Scooters Chicken is a new, Louisiana business with a familiar feel. Fried chicken and chicken strips in original or “Xtreme,” with sides of mac ’n’ cheese, red beans and rice, “Yumbalaya,” to name a few, along with a really decadent Apple Delight Biscuit for dessert. The creation of local guy Brandon J. Hidalgo, a fast-food-industry veteran, Scooters (with three stores and two more coming soon!) is drawing notice from fried chicken–loving media personalities who extol the virtues of the chicken, the sides and the honey-buttered cheese biscuits. Cholesterol concerns? Scooters offers seasoned, rotisserie chicken—tender, juicy and a dynamite value at $10 for a whole bird, one large side and four biscuits. As the latest addition to the fast-food canon, Scooters is pretty damn good, if a bit rough on one’s figure. The late and beloved Al Copeland Sr. would be applauding this guy—and trying to buy him out. The food’s that good.

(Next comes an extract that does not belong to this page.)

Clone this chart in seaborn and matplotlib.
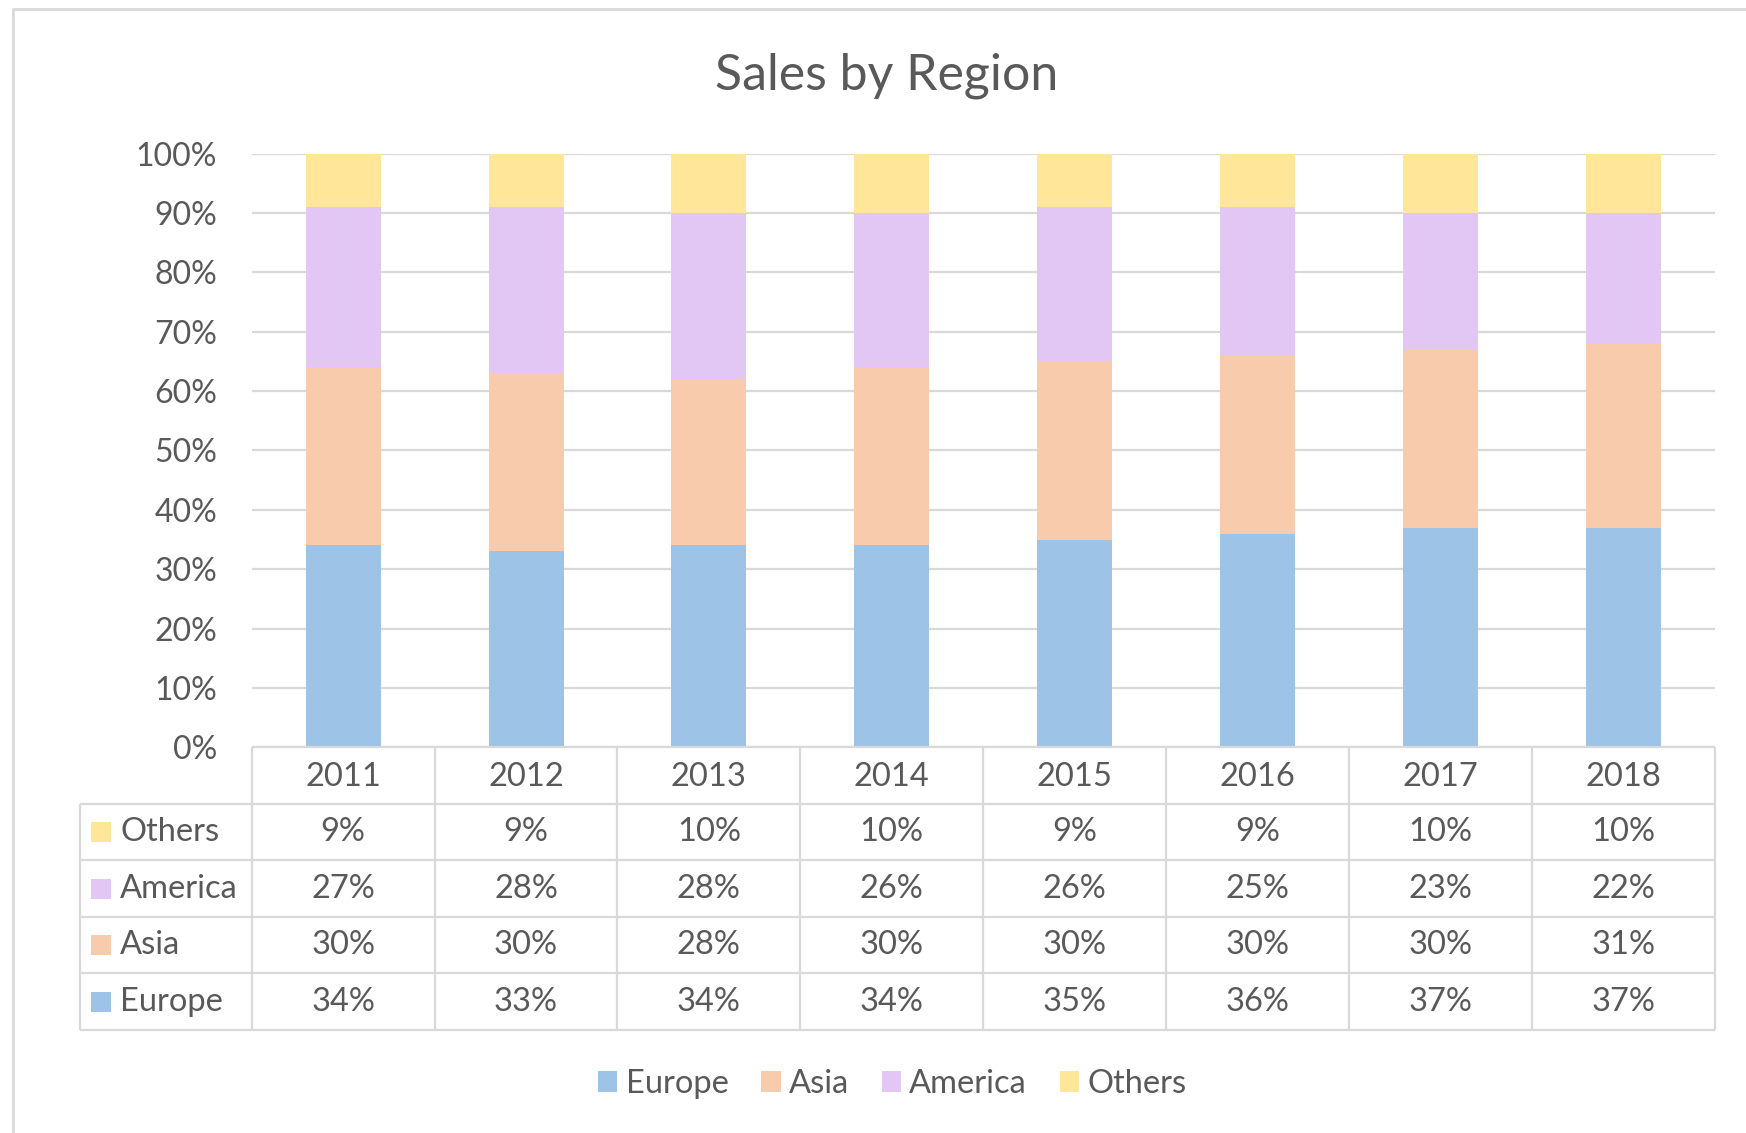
import numpy as np
import pandas as pd
import matplotlib.pyplot as plt
from matplotlib.patches import Patch, Rectangle
import seaborn as sns

# Données (parts en %)
YEARS = ["2011", "2012", "2013", "2014", "2015", "2016", "2017", "2018"]
REGIONS = ["Europe", "Asia", "America", "Others"]
EUROPE = [34, 33, 34, 34, 35, 36, 37, 37]
ASIA = [30, 30, 28, 30, 30, 30, 30, 31]
AMERICA = [27, 28, 28, 26, 26, 25, 23, 22]
OTHERS = [9, 9, 10, 10, 9, 9, 10, 10]
Y_TICKS = [0, 10, 20, 30, 40, 50, 60, 70, 80, 90, 100]

COLORS = {
    "Europe": "#9DC3E6",
    "Asia": "#F8CBAD",
    "America": "#E2C6F3",
    "Others": "#FFE699",
}
TEXT = "#595959"
GRID = "#D9D9D9"
FS = 23.5

sns.set_theme(style="white")
plt.rcParams["font.family"] = ["Lato", "DejaVu Sans"]

df = pd.DataFrame({"year": YEARS, "Europe": EUROPE, "Asia": ASIA,
                   "America": AMERICA, "Others": OTHERS})
cum = df[REGIONS].cumsum(axis=1)

fig = plt.figure(figsize=(17.46, 11.33), dpi=100)

# cadre extérieur (seulement gauche / haut visibles)
fig.add_artist(Rectangle((0.0077, -0.05), 1.1, 1.05 - 0.0079, transform=fig.transFigure,
                         fill=False, edgecolor=GRID, lw=2))

# ---------------------------------------------------------------------
# Barres empilées (superposition des cumuls)
# ---------------------------------------------------------------------
ax = fig.add_axes([0.1442, 0.3405, 0.8379, 0.5238])
for reg in reversed(REGIONS):
    sns.barplot(x=df["year"], y=cum[reg], color=COLORS[reg], width=0.41,
                saturation=1, errorbar=None, linewidth=0, ax=ax, zorder=3)

ax.set_xlim(-0.5, len(YEARS) - 0.5)
ax.set_ylim(0, 100)
ax.set_yticks(Y_TICKS)
ax.set_yticklabels([f"{v}%" for v in Y_TICKS], fontsize=23, color=TEXT)
ax.set_xticks([])
ax.set_xlabel("")
ax.set_ylabel("")
ax.tick_params(axis="y", length=0, pad=25)
ax.yaxis.grid(True, color=GRID, lw=1.6)
ax.set_axisbelow(True)
for s in ax.spines.values():
    s.set_visible(False)

fig.text(0.5076, 0.933, "Sales by Region", ha="center", va="center",
         fontsize=36, color=TEXT)

# ---------------------------------------------------------------------
# Table de données sous le graphique
# ---------------------------------------------------------------------
x0 = -1.4377
n = len(YEARS)
tax = fig.add_axes([0.0459, 0.0909, 0.9362, 0.2496])
tax.set_xlim(x0, n - 0.5)
tax.set_ylim(5, 0)
tax.axis("off")

lk = dict(color=GRID, lw=1.6, clip_on=False)
tax.hlines(0, -0.5, n - 0.5, **lk)
tax.hlines([1, 2, 3, 4, 5], x0, n - 0.5, **lk)
tax.vlines(np.arange(n + 1) - 0.5, 0, 5, **lk)
tax.vlines(x0, 1, 5, **lk)

for i, y in enumerate(YEARS):
    tax.text(i, 0.52, y, ha="center", va="center", fontsize=FS, color=TEXT)

rows = [("Others", OTHERS), ("America", AMERICA), ("Asia", ASIA), ("Europe", EUROPE)]
for r, (name, vals) in enumerate(rows, start=1):
    tax.scatter([x0 + 0.1165], [r + 0.5], marker="s", s=15 ** 2,
                color=COLORS[name], linewidths=0, clip_on=False)
    tax.text(x0 + 0.218, r + 0.5, name, ha="left", va="center", fontsize=FS, color=TEXT)
    for i, v in enumerate(vals):
        tax.text(i, r + 0.5, f"{v}%", ha="center", va="center", fontsize=FS, color=TEXT)

# ---------------------------------------------------------------------
# Légende en bas
# ---------------------------------------------------------------------
handles = [Patch(facecolor=COLORS[r], edgecolor="none", label=r) for r in REGIONS]
fig.legend(handles=handles, loc="center", bbox_to_anchor=(0.511, 0.043), ncol=4,
           frameon=False, fontsize=FS, handlelength=0.6, handleheight=0.6,
           handletextpad=0.25, columnspacing=1.0, labelcolor=TEXT)

fig.savefig("out.png", dpi=100)
plt.close(fig)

A blast from the past, Flamin’ Burger has returned with a store on Williams Boulevard in Kenner. The burgers (and hot dogs) are no longer “flamed” as they once were; they’re fried on a griddle. Toppings are free (I especially like the fiery roasted jalapeños), the buns are a proprietary recipe, eggy and soft; fries are hand-cut crispy shoestring that come piled together in small and large cups. A chili-cheese version is on the menu but fair warning, about the use of liquid cheese: a serious mistake if you ask me. The spicy ketchup-barbecue sauce is a delicious house signature as are “hand-scooped milkshakes.”  Quirky, Flamin’ Burgers’ über-clean space and insistence on your cleanliness comes complete with a visible-from-the-dining-room hand-washing station. Like others, as I waited for my number to be called, I got in line to wash up. It’s hands only in the automated machine. I know, because I asked if I could wash my feet too.